There are double taxation agreements in place between Thailand and other countries.

UK used to be "earned in UK taxed in UK, earned in Thailand taxed in Thailand, cannot be taxed twice on the same amount"

That is no longer the case, money can be taxed twice now. Check up un the tax laws of country for an equivalent agreement.

Note tax years between 2 countries may not be the same, UK is 6th April to 5th April (weird dates I know but it's historical, or do I mean hysterical) Thailand is per calendar year,

Posted
22 minutes ago, seancbk said:

I've always wondered how they calculate this "year it was earned".  Let's say I earn 10,000 oranges a year, and then in year 10 I transfer 10,000 oranges to Thailand.  Who decides if those 10,000 oranges where the ones I earned this year or the ones I earned 5 years ago?  

Income in Dec 2020, paid in 2020 is subject to tax, however Income in Dec 2020 arriving in January 2021 is not subject to tax.
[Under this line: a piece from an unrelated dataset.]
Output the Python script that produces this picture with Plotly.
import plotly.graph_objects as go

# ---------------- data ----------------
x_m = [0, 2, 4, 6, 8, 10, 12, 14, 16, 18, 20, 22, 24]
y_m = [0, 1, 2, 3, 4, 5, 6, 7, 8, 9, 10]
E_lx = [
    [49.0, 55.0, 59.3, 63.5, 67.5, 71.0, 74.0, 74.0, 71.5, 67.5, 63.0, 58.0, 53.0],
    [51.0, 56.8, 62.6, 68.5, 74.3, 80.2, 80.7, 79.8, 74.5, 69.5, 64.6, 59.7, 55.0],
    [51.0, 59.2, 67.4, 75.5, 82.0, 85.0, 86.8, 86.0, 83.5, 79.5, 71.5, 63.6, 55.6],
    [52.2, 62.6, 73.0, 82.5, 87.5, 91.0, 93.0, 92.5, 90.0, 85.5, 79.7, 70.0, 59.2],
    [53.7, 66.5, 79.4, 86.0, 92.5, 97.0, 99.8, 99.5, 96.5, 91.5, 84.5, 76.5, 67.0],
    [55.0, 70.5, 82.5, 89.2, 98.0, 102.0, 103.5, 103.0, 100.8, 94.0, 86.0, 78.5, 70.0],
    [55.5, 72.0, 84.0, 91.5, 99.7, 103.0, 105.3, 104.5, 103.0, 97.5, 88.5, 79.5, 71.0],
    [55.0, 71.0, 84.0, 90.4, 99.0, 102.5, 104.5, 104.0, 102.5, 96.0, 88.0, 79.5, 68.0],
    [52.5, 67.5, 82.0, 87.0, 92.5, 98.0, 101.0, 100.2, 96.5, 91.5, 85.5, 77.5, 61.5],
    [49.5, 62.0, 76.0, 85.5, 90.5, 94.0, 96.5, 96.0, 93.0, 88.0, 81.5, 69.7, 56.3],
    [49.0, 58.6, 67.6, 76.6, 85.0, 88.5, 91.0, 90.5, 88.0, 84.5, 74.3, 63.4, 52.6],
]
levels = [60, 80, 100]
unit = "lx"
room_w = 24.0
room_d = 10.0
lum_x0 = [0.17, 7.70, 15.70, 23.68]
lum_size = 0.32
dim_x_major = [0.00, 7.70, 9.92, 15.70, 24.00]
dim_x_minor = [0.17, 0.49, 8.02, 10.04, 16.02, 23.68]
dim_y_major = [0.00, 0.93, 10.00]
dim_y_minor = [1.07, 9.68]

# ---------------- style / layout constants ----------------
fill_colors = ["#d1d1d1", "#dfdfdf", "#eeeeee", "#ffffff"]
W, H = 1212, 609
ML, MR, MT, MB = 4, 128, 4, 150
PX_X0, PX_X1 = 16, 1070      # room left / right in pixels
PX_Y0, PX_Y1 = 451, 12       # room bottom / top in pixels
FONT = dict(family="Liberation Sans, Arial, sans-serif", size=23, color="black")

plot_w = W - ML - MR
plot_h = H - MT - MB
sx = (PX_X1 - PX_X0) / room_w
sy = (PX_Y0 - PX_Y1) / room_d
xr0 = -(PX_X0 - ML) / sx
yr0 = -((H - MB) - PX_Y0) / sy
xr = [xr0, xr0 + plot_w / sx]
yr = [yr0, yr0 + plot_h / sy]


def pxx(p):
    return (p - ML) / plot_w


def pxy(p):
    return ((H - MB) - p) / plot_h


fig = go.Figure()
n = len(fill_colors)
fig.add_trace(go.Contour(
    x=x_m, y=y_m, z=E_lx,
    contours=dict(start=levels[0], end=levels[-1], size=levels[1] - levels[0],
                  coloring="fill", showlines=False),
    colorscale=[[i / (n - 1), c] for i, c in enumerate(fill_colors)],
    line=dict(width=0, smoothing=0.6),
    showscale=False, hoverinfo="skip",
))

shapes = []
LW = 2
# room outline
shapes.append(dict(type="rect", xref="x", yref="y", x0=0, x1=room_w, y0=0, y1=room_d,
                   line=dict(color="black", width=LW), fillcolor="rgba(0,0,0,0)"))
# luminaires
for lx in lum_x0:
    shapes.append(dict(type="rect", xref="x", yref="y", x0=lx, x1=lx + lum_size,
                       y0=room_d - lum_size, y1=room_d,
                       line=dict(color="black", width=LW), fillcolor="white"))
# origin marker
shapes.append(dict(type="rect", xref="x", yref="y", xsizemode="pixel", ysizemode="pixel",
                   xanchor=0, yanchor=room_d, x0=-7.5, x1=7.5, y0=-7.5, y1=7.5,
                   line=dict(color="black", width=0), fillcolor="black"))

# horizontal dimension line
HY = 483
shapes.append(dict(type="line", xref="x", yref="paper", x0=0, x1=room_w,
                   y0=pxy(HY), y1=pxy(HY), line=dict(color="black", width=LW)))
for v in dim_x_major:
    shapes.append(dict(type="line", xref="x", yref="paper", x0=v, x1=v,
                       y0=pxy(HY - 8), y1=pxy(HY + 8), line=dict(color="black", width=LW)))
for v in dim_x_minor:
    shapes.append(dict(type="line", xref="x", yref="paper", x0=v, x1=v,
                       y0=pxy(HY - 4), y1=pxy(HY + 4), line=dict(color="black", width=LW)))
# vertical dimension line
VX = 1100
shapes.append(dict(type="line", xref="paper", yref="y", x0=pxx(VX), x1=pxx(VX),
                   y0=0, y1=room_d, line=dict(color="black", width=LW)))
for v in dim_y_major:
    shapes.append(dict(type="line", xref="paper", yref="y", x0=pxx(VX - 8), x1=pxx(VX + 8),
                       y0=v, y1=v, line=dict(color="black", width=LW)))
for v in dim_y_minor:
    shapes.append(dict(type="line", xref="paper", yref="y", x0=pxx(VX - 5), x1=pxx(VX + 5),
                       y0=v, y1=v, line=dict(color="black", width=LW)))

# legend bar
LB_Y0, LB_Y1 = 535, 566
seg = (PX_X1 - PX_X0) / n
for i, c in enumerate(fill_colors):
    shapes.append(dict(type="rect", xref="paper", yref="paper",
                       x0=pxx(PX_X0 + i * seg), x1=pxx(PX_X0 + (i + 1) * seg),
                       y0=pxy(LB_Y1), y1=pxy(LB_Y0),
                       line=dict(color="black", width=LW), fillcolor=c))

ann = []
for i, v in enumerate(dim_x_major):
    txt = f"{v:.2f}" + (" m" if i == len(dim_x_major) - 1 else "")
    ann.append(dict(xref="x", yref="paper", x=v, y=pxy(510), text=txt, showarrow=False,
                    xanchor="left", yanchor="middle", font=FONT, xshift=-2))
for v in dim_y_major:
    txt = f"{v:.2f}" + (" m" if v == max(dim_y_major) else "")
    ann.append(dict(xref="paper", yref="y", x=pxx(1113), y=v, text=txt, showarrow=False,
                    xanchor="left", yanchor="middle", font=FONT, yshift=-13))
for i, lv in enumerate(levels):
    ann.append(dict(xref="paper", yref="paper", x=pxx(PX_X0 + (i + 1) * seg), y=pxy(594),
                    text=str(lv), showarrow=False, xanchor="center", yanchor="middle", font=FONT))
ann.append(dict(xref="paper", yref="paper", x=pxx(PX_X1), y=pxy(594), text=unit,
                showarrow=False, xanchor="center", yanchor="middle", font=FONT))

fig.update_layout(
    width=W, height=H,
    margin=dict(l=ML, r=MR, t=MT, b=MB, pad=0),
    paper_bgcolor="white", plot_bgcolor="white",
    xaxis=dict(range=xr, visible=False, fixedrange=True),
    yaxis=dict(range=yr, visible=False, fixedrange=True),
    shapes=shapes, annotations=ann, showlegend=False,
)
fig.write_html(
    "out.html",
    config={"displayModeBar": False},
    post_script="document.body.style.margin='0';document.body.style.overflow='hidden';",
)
It is up to you to prove that the incoming money was earned in previous tax year.

The only way I can think of to avoid double taxation is to be able to produce a bank statement showing X value at 31 Dec 2020 and then transferring to Thailand X-5,000 Baht in early January 2021.

Anybody got any better solutions?

Posted
1 hour ago, seancbk said:

 

I've always wondered how they calculate this "year it was earned".  Let's say I earn 10,000 oranges a year, and then in year 10 I transfer 10,000 oranges to Thailand.  Who decides if those 10,000 oranges where the ones I earned this year or the ones I earned 5 years ago?  
 

It would depend on how many oranges you still had at the beginning of year 10.  If you show that you had 10,000 oranges at that date, then you can transfer 10,000 over in that year.  If, however, you only had 5,000 oranges at the beginning of year 10, and transferred 10,000 in the same year, then it would be deemed that 5,000 of those oranges were earned that year and would be taxable.

 

In real terms, if you transferred, say, $100,000 from an overseas bank account this year, the best proof that you didn't earn that money this year would be to show that there was already $100,000 in that account on January 1st 2020, (or that the money was transferred into that account from another one that already had $100,000 in it).  At the moment, I doubt if the Thai tax department are seriously checking on this, but, with the introduction of CRS here sooner or later, it's conceivable that they do start checking on the origin of all funds transferred into the country at some point.  Transferring $100,000 into Thailand without being able to show that you had possession of that sum on January 1st, or that you earned it and paid taxes elsewhere, equal to or more than the Thai rate, could make you liable for a tax payment here.  (Total failure to account for where you got it from could also lead to far more serious questioning, but that's another story).

Posted

If you are bringing earned income into Thailand which there has been no tax paid elsewhere it is liable to Thai tax although unless it is an obviously large amount the Thai Tax Dept will possibly never know about it.

Not so Australia though

Posted

There are certain thresholds (1 or 2 million or something in this region), if you receive more than this per year in your bank account the bank has to report this, I assume to the revenue department.

Maybe nothing happens, but if you are unlucky they might request evidence from you where the money is coming from you. And if they see that it's salary they would not only want the tax from you, but somebody might also investigate further if you have correctly registered a business and if you have a work permit.

Posted
On 12/24/2020 at 5:16 PM, Seeall said:

the NEED this NEED that..  I NEED air, moneey and pussy ...  you must NEED be from the us I NEED 

If the OP does not know about the CRS already that shows he still has a lot to figure out in relation to his plans.

Giving advice may help the OP.

Its up to him if he wants to take any notice of what i say.

He will find out for himself sooner or later.